Let's see what happens in verse 15, At the end of the ten days they looked healthier and better nourished than any of the young men who ate the royal food. 16 So the guard took away their choice food and the wine they were to drink and gave them vegetables instead. 17 To these four young men God gave knowledge and understanding of all kinds of literature and learning.  And Daniel could understand visions and dreams of all kinds. 18 At the end of the time set by the king to bring them in, the chief official presented them to Nebuchadnezzar. 19 The king talked with them and he found none equal to Daniel, Hananiah, Mishael and Azariah; so they entered the king's service. 20 In every matter of wisdom and understanding about which the king questioned them, he found them ten times better than all the magicians and enchanters in his whole kingdom.

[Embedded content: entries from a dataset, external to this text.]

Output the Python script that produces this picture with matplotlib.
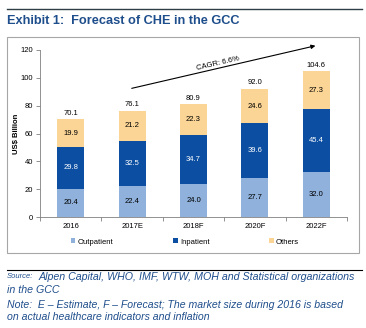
import matplotlib.pyplot as plt
import numpy as np
from matplotlib.patches import Rectangle
from matplotlib.lines import Line2D

years = ["2016", "2017E", "2018F", "2020F", "2022F"]
outpatient = [20.4, 22.4, 24.0, 27.7, 32.0]
inpatient = [29.8, 32.5, 34.7, 39.6, 45.4]
others = [19.9, 21.2, 22.3, 24.6, 27.3]
totals = [70.1, 76.1, 80.9, 92.0, 104.6]
series_names = ["Outpatient", "Inpatient", "Others"]
colors = ["#8FB1DC", "#0B4EA2", "#FBD595"]
blue_txt = "#1F4E8C"

plt.rcParams['font.family'] = ['Liberation Sans', 'DejaVu Sans']

fig = plt.figure(figsize=(3.66, 3.28), dpi=100)
W, H = 366, 328

def fx(px):
    return px / W

def fy(py):
    return 1 - py / H

# header line and title
fig.add_artist(Line2D([fx(7), fx(362)], [fy(9), fy(9)], color="#2F3E46", lw=1.0))
fig.text(fx(7), fy(21), "Exhibit 1:  Forecast of CHE in the GCC", fontsize=9.2,
         fontweight="bold", color=blue_txt, va="center", ha="left")

# chart frame
fig.add_artist(Rectangle((fx(7), fy(253)), fx(359) - fx(7), fy(37) - fy(253),
                         fill=False, edgecolor="#A6A6A6", lw=0.8))

ax = fig.add_axes([fx(40), fy(217), fx(347) - fx(40), fy(50) - fy(217)])
x = np.arange(len(years))
w = 0.44
b1 = ax.bar(x, outpatient, w, color=colors[0], label=series_names[0])
b2 = ax.bar(x, inpatient, w, bottom=outpatient, color=colors[1], label=series_names[1])
bot3 = np.array(outpatient) + np.array(inpatient)
b3 = ax.bar(x, others, w, bottom=bot3, color=colors[2], label=series_names[2])

for i in range(len(years)):
    ax.text(x[i], outpatient[i] / 2, f"{outpatient[i]:.1f}", ha="center", va="center",
            fontsize=5.5, color="black")
    ax.text(x[i], outpatient[i] + inpatient[i] / 2, f"{inpatient[i]:.1f}", ha="center",
            va="center", fontsize=5.5, color="white")
    ax.text(x[i], bot3[i] + others[i] / 2, f"{others[i]:.1f}", ha="center", va="center",
            fontsize=5.5, color="black")
    ax.text(x[i], totals[i] + 2, f"{totals[i]:.1f}", ha="center", va="bottom",
            fontsize=5.5, color="black")

ax.set_xlim(-0.5, len(years) - 0.5)
ax.set_ylim(0, 120)
ax.set_yticks(range(0, 121, 20))
ax.set_xticks(x)
ax.set_xticklabels(years)
ax.set_xticks(np.arange(-0.5, len(years), 1), minor=True)
ax.tick_params(axis="x", which="major", length=0, labelsize=5.5, pad=4)
ax.tick_params(axis="x", which="minor", length=3, color="#808080", width=0.6)
ax.tick_params(axis="y", length=3, color="#808080", width=0.6, labelsize=5.5, pad=2)
for s in ["top", "right"]:
    ax.spines[s].set_visible(False)
ax.spines["left"].set_color("#808080")
ax.spines["bottom"].set_color("#808080")
ax.spines["left"].set_linewidth(0.6)
ax.spines["bottom"].set_linewidth(0.6)
ax.set_ylabel("US$ Billion", fontsize=5.5, fontweight="bold", labelpad=0)

# CAGR arrow
ax.annotate("", xy=(4.03, 123.5), xytext=(0.95, 92), annotation_clip=False,
            arrowprops=dict(arrowstyle="-|>", color="black", lw=0.8, mutation_scale=6))
ax.text(2.4, 110, "CAGR: 6.6%", fontsize=5.5, rotation=13, ha="center", va="center")

fig.legend(handles=[b1, b2, b3], labels=series_names, loc="center",
           bbox_to_anchor=(fx(185), fy(242)), ncol=3, frameon=False, fontsize=5.5,
           handlelength=0.6, handleheight=0.6, columnspacing=7.8, handletextpad=0.3)

# footer
fig.add_artist(Line2D([fx(7), fx(362)], [fy(270), fy(270)], color="black", lw=0.8))
fig.text(fx(7), fy(277), "Source:", fontsize=5.5, style="italic", color=blue_txt,
         va="center", ha="left")
fig.text(fx(39), fy(277), "Alpen Capital, WHO, IMF, WTW, MOH and Statistical organizations",
         fontsize=7.7, style="italic", color=blue_txt, va="center", ha="left")
fig.text(fx(7), fy(290), "in the GCC", fontsize=7.7, style="italic", color=blue_txt,
         va="center", ha="left")
fig.text(fx(7), fy(305), "Note:  E \u2013 Estimate, F \u2013 Forecast; The market size during 2016 is based",
         fontsize=7.6, style="italic", color=blue_txt, va="center", ha="left")
fig.text(fx(7), fy(317), "on actual healthcare indicators and inflation",
         fontsize=7.6, style="italic", color=blue_txt, va="center", ha="left")

fig.savefig("out.png", dpi=100)
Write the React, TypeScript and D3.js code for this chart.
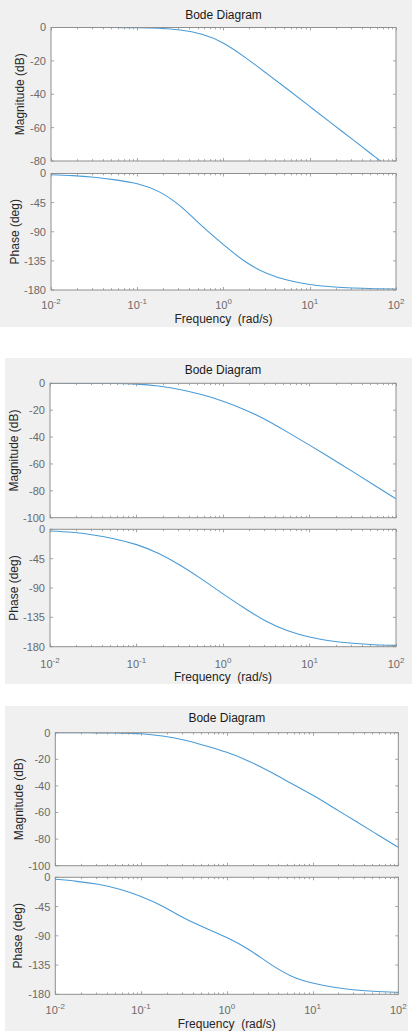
import * as d3 from "d3";

// frequencies (rad/s), quarter-decade samples
const freqs = [0.01, 0.0178, 0.0316, 0.0562, 0.1, 0.178, 0.316, 0.562, 1, 1.78, 3.16, 5.62, 10, 17.8, 31.6, 56.2, 100];

// diagram 1
const mag1 = [0, 0, -0.01, -0.04, -0.13, -0.45, -1.5, -4.1, -9.4, -17.9, -27.5, -37.3, -47.3, -57.3, -67.2, -77.2, -87.2];
const phase1 = [-2, -3.3, -5.8, -9.8, -15.8, -28, -50.5, -81, -110, -136, -154, -165, -171.5, -175, -177, -178, -178.5];

// diagram 2
const mag2 = [0, -0.02, -0.07, -0.2, -0.65, -2.0, -4.6, -8.4, -13.3, -19.6, -27.3, -36.5, -46, -55.8, -65.7, -75.8, -86.0];
const phase2 = [-2.6, -4.6, -8.7, -14.8, -23.5, -36.8, -54.7, -76, -99, -121, -141, -155.5, -165.2, -171.2, -174.8, -176.9, -178];

// diagram 3
const mag3 = [0, -0.03, -0.1, -0.3, -0.75, -2.5, -5.5, -9.75, -14.75, -21.25, -29.25, -38, -46.9, -56.6, -66.4, -76.3, -86.2];
const phase3 = [-3.1, -6.2, -10.8, -18.5, -29.5, -44.6, -62.6, -77.9, -92.8, -110.8, -132.8, -151.8, -162.6, -169.2, -173.3, -175.6, -177];

const magTicksA = [0, -20, -40, -60, -80];
const magTicksB = [0, -20, -40, -60, -80, -100];
const phaseTicks = [0, -45, -90, -135, -180];
const decadeTicks = [0.01, 0.1, 1, 10, 100];

const TITLE = "Bode Diagram";
const XLABEL = "Frequency  (rad/s)";
const MAGLABEL = "Magnitude (dB)";
const PHLABEL = "Phase (deg)";

const panels = [
  { bg: [0, 0, 412, 327], left: 51, right: 396, magTop: 27.5, magBot: 161, phTop: 173.5, phBot: 290,
    magMin: -80, magTicks: magTicksA, titleY: 18.5, tickY: 308.5, xlabY: 322.5, magLabX: 24, phLabX: 18.5,
    mag: mag1, phase: phase1 },
  { bg: [5, 358, 407, 326], left: 50, right: 396, magTop: 383.3, magBot: 517.7, phTop: 529.3, phBot: 646.7,
    magMin: -100, magTicks: magTicksB, titleY: 373.5, tickY: 667.5, xlabY: 681, magLabX: 17.5, phLabX: 17.5,
    mag: mag2, phase: phase2 },
  { bg: [5, 706, 403, 325], left: 55.3, right: 398.3, magTop: 732.7, magBot: 865.7, phTop: 877.3, phBot: 994.3,
    magMin: -100, magTicks: magTicksB, titleY: 722, tickY: 1014, xlabY: 1028, magLabX: 22.5, phLabX: 22,
    mag: mag3, phase: phase3 },
];

const FONT = "'Liberation Sans', Arial, Helvetica, sans-serif";
const AXIS = "#8f8f8f";
const TICKTXT = "#6a6a6a";
const LINE = "#4a9bd6";

function Axes({ id, x, y0, y1, yMin, yMax, yTicks, values, labelX, label }: any) {
  const y = d3.scaleLinear().domain([yMin, yMax]).range([y1, y0]);
  const [l, r] = x.range();
  const line = d3.line<number>()
    .x((_, i) => x(freqs[i]))
    .y(v => y(v))
    .curve(d3.curveNatural);
  const minor = x.ticks();
  const isMajor = (t: number) => decadeTicks.some(d => Math.abs(d - t) < d * 1e-6);
  return (
    <g>
      <defs>
        <clipPath id={id}><rect x={l} y={y0} width={r - l} height={y1 - y0} /></clipPath>
      </defs>
      <rect x={l} y={y0} width={r - l} height={y1 - y0} fill="#fff" />
      <path d={line(values) ?? ""} fill="none" stroke={LINE} strokeWidth={1.1} clipPath={`url(#${id})`} />
      {minor.map((t: number, i: number) => {
        const len = isMajor(t) ? 3 : 1.8;
        const xx = Math.round(x(t)) + 0.5;
        return (
          <g key={i} stroke={AXIS} strokeWidth={0.8}>
            <line x1={xx} x2={xx} y1={y1} y2={y1 - len} />
            <line x1={xx} x2={xx} y1={y0} y2={y0 + len} />
          </g>
        );
      })}
      {yTicks.map((t: number) => (
        <g key={t}>
          <line x1={l} x2={l + 3} y1={y(t)} y2={y(t)} stroke={AXIS} strokeWidth={0.8} />
          <line x1={r} x2={r - 3} y1={y(t)} y2={y(t)} stroke={AXIS} strokeWidth={0.8} />
          <text x={l - 5} y={y(t)} dy="0.36em" textAnchor="end" fontSize={11} fill={TICKTXT}>{t}</text>
        </g>
      ))}
      <rect x={l} y={y0} width={r - l} height={y1 - y0} fill="none" stroke={AXIS} strokeWidth={1} />
      <text transform={`translate(${labelX},${(y0 + y1) / 2}) rotate(-90)`} textAnchor="middle"
        fontSize={12} fill="#262626">{label}</text>
    </g>
  );
}

export default function App() {
  return (
    <svg width={412} height={1031} viewBox="0 0 412 1031"
      style={{ position: "absolute", left: 0, top: 0, display: "block", background: "#fff" }}
      fontFamily={FONT}>
      {panels.map((p, pi) => {
        const x = d3.scaleLog().domain([0.01, 100]).range([p.left, p.right]);
        const cx = (p.left + p.right) / 2;
        return (
          <g key={pi}>
            <rect x={p.bg[0]} y={p.bg[1]} width={p.bg[2]} height={p.bg[3]} fill="#f0f0f0" />
            <text x={cx} y={p.titleY} textAnchor="middle" fontSize={12} fill="#1a1a1a">{TITLE}</text>
            <Axes id={`mag${pi}`} x={x} y0={p.magTop} y1={p.magBot} yMin={p.magMin} yMax={0}
              yTicks={p.magTicks} values={p.mag} labelX={p.magLabX} label={MAGLABEL} />
            <Axes id={`ph${pi}`} x={x} y0={p.phTop} y1={p.phBot} yMin={-180} yMax={0}
              yTicks={phaseTicks} values={p.phase} labelX={p.phLabX} label={PHLABEL} />
            {decadeTicks.map(t => (
              <text key={t} x={x(t)} y={p.tickY} textAnchor="middle" fontSize={11} fill={TICKTXT}>
                <tspan>10</tspan>
                <tspan dy={-5} fontSize={8}>{Math.round(Math.log10(t))}</tspan>
              </text>
            ))}
            <text x={cx} y={p.xlabY} textAnchor="middle" fontSize={12} fill="#262626"
              style={{ whiteSpace: "pre" }}>{XLABEL}</text>
          </g>
        );
      })}
    </svg>
  );
}
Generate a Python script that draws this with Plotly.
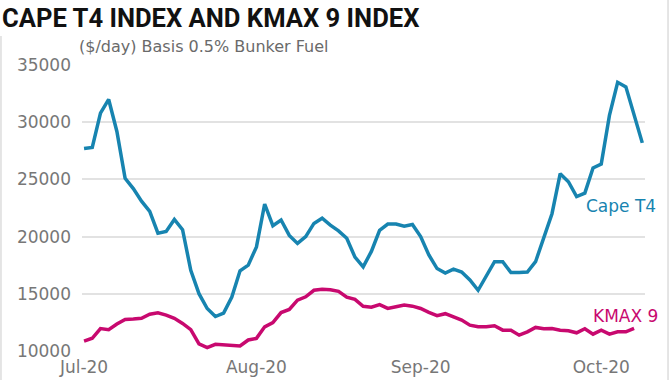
import plotly.graph_objects as go

# x positions are trading-day indices; month labels at first trading day of each month
tick_index = [0, 21, 41, 63]
tick_labels = ["Jul-20", "Aug-20", "Sep-20", "Oct-20"]

cape_t4 = [27700, 27800, 30800, 32000, 29200, 25100, 24200, 23100, 22200, 20300,
           20450, 21500, 20600, 17050, 15000, 13700, 13000, 13300, 14700, 17000,
           17500, 19100, 22850, 20950, 21450, 20100, 19400, 20000, 21150, 21600,
           21000, 20500, 19850, 18200, 17350, 18700, 20550, 21100, 21100, 20900,
           21050, 20000, 18400, 17200, 16800, 17150, 16900, 16200, 15300, 16500,
           17800, 17800, 16850, 16850, 16900, 17800, 20000, 22000, 25500, 24800,
           23500, 23800, 26000, 26350, 30600, 33500, 33100, 30600, 28200]

kmax_9 = [10850, 11100, 11950, 11850, 12350, 12750, 12780, 12850, 13200, 13330,
          13130, 12840, 12400, 11850, 10600, 10280, 10570, 10530, 10470, 10420,
          10950, 11090, 12100, 12470, 13350, 13620, 14440, 14730, 15300, 15380,
          15350, 15200, 14700, 14500, 13900, 13820, 14050, 13710, 13850, 14000,
          13910, 13710, 13360, 13080, 13250, 12980, 12690, 12250, 12100, 12100,
          12190, 11810, 11810, 11370, 11660, 12050, 11930, 11960, 11810, 11750,
          11580, 11930, 11460, 11810, 11460, 11660, 11660, 11960]

y_ticks = [10000, 15000, 20000, 25000, 30000, 35000]
y_tick_labels = ["10000", "15000", "20000", "25000", "30000", "35000"]

BLUE = "#1784b0"
MAGENTA = "#c8096f"
FONT = "DejaVu Sans"

fig = go.Figure()
fig.add_trace(go.Scatter(x=list(range(len(cape_t4))), y=cape_t4, mode="lines",
                         line=dict(color=BLUE, width=3.5), name="Cape T4"))
fig.add_trace(go.Scatter(x=list(range(len(kmax_9))), y=kmax_9, mode="lines",
                         line=dict(color=MAGENTA, width=3.5), name="KMAX 9"))

fig.add_annotation(x=65.4, y=22670, text="Cape T4", showarrow=False,
                   font=dict(family=FONT, size=17, color=BLUE), xanchor="center", yanchor="middle")
fig.add_annotation(x=65.95, y=13045, text="KMAX 9", showarrow=False,
                   font=dict(family=FONT, size=17, color=MAGENTA), xanchor="center", yanchor="middle")

fig.add_annotation(xref="paper", yref="paper", x=-0.1463, y=1.164, text="<b>CAPE T4 INDEX AND KMAX 9 INDEX</b>",
                   showarrow=False, xanchor="left", yanchor="middle",
                   font=dict(family="Roboto", size=25.6, color="#111111"))
fig.add_annotation(xref="paper", yref="paper", x=-0.0096, y=1.063, text="($/day) Basis 0.5% Bunker Fuel",
                   showarrow=False, xanchor="left", yanchor="middle",
                   font=dict(family=FONT, size=16, color="#6a6a6a"))

# faint frame lines at the image edges
fig.add_shape(type="line", xref="paper", yref="paper", x0=-0.1439, x1=-0.1439, y0=-0.11, y1=1.101,
              line=dict(color="#d4d4d4", width=1.2))
fig.add_shape(type="line", xref="paper", yref="paper", x0=1.0409, x1=1.0409, y0=-0.11, y1=1.23,
              line=dict(color="#d4d4d4", width=1.2))

fig.update_layout(
    width=670, height=380,
    margin=dict(l=82, r=25, t=65, b=29, pad=0, autoexpand=False),
    paper_bgcolor="white", plot_bgcolor="white",
    showlegend=False,
    xaxis=dict(range=[-0.25, 68.33], tickvals=tick_index, ticktext=tick_labels,
               showgrid=False, zeroline=False, showline=False, ticks="", automargin=False,
               tickfont=dict(family=FONT, size=17, color="#777777"), ticklabelstandoff=4),
    yaxis=dict(range=[9985, 35015], tickvals=y_ticks, ticktext=y_tick_labels,
               showgrid=True, gridcolor="#e2e2e2", automargin=False,
               gridwidth=1.6, zeroline=False, showline=False, ticks="",
               tickfont=dict(family=FONT, size=17, color="#777777"), ticklabelstandoff=10),
)

fig.write_html("out.html", config={"displayModeBar": False},
               post_script="document.body.style.margin='0';")
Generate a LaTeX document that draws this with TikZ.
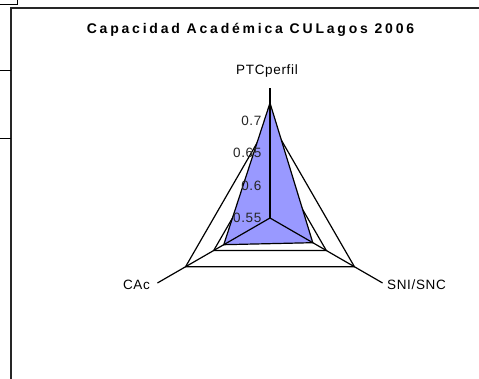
\documentclass[tikz,border=0pt]{standalone}
\usepackage{fontspec}
\setmainfont{Liberation Sans}
\newfontfamily\titlefont[LetterSpace=20]{Liberation Sans}
\newfontfamily\labelfont[LetterSpace=5]{Liberation Sans}
\usetikzlibrary{positioning,calc}

\definecolor{serie}{RGB}{153,153,255}

\begin{document}
\begin{tikzpicture}[
        x=1pt, y=1pt,
        every node/.style={inner sep=0pt, align=center},
        every path/.style={line width=1.2pt},
        grid/.style={draw=black, line join=miter},
        axislabel/.style={font=\labelfont\fontsize{13.5}{16}\selectfont},
        ticklabel/.style={anchor=east, text=black!85, font=\labelfont\fontsize{13.5}{16}\selectfont}
    ]
    \useasboundingbox (0,0) rectangle (479,379);

    % Frame
    \draw[line width=1.3pt, black!85] (11,-10) -- (11,371) -- (490,371);
    \draw[line width=1pt] (0,374.5) -- (17,374.5) -- (17,379);
    \draw[line width=1pt] (0,308.5) -- (11,308.5);
    \draw[line width=1pt] (0,240) -- (11,240);

    % Nodes
    \coordinate (c) at (270,161);
    \coordinate (top) at ($(c)+(90:130)$);
    \coordinate (left) at ($(c)+(210:130)$);
    \coordinate (right) at ($(c)+(330:130)$);

    \node (title) at (250.5,349) {\titlefont\bfseries\fontsize{14}{16}\selectfont Capacidad Académica CULagos 2006};
    \node[axislabel] (ptc) at (267,308) {PTCperfil};
    \node[axislabel, anchor=east] (cac) at (150.5,94) {CAc};
    \node[axislabel, anchor=west] (sni) at (386.5,94) {SNI/SNC};

    % Grid
    \draw[grid] ($(c)+(90:97.5)$) -- ($(c)+(210:97.5)$) -- ($(c)+(330:97.5)$) -- cycle;
    \draw[grid] ($(c)+(90:65)$) -- ($(c)+(210:65)$) -- ($(c)+(330:65)$) -- cycle;

    % Data
    \draw[grid, fill=serie] ($(c)+(90:115)$) -- ($(c)+(210:53.4)$) -- ($(c)+(330:49.4)$) -- cycle;

    % Edges
    \draw (c) -- (top);
    \draw (c) -- (left);
    \draw (c) -- (right);

    \node[ticklabel] (t70) at (262,258.5) {0.7};
    \node[ticklabel] (t65) at (262,226) {0.65};
    \node[ticklabel] (t60) at (262,193.5) {0.6};
    \node[ticklabel] (t55) at (262,161) {0.55};
\end{tikzpicture}
\end{document}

They pass that ten-day test and emerge chiseled and buffed!  And they stay on that slim fast diet for three years. And in the end God gives them knowledge and wisdom in every branch of learning and Daniel even gains the ability to understand visions and dreams. There's no one like Daniel and his buddies in the whole kingdom. They're ten times better than all the king's counselors. That's not half bad for boys who had just turned 17 living in the most powerful nation in the world!

Which brings us to the third insight. Courageous living that honors God always brings God's blessing. God loves to reward faith and in some way, at some time, God will bless those who honor him.  That's his promise.  I love 1 Samuel 2:30 where God simply says, Those who honor me I will honor.

When the weekend was over the woman went to her boss and said, "I can't do it. I can't sign those papers." She made a courageous decision and she was relieved of her job and for a time it looked like God had abandoned her. So the syringes weren't sent and the company that ordered them looked into the situation and when they discovered that this woman, because of her integrity had protected them, they hired her and increased her salary.  She was able to put her husband through seminary and now he serves as a pastor out west.

That story had a happy ending. But you might be thinking, "Hey, I chose to honor God, but it cost me my job or it cost me a promotion or it cost me a relationship or some financial hardship. I don't see any blessing coming my way."

All I can say to that is that the game is not over.  The final chapter has not been written.  Wait on the Lord.  Sooner or later in God's perfect way and in God's perfect time he will honor you.  That's his promise.  And God will not break a promise.

It doesn't always come in some external way, some job or relationship, big contract or something financial. Many times God's blessing comes in the form of character traits like love, joy, peace, contentment.  God does a deeper, internal work.  But his promise to you is, "If you honor, I will honor you.  Bank on it!"

Daniel honored God in something as small and as every day as his diet.  It sounds like such a little thing.  But it's the little decisions that we make that turn around and make us. And so one final insight.  Courageous living understands that if you honor God in the everyday decisions of life, God will honor you for a lifetime.

Look at verse 21, And Daniel remained there until the first year of King Cyrus.  Daniel served a lifetime in positions of authority for four different kings.  He's the only person in Scripture, other than Jesus, for whom there is no recorded sin.  That doesn't mean he didn't sin, it's just not recorded. God honored Daniel for a lifetime and it all started with an everyday decision he made when he was 14 years old.

Are you honoring God in the everyday decisions of life?  It all starts with the big decision of honoring God above all else. And that affects the little decisions we make every day.  And it's out of those little decisions day after day, week after week, month after month, year after year that we build a life. The decisions we make today and the decisions we make tomorrow are the decisions that will determine where we go with God in the next 5, 10, 15, 20, 30, 40, 50 years.

There were other boys that were chosen along with Daniel, but they're not mentioned because they compromised. And God can't do his work through compromisers. He does his work through those who live courageously for him. Are you ready to?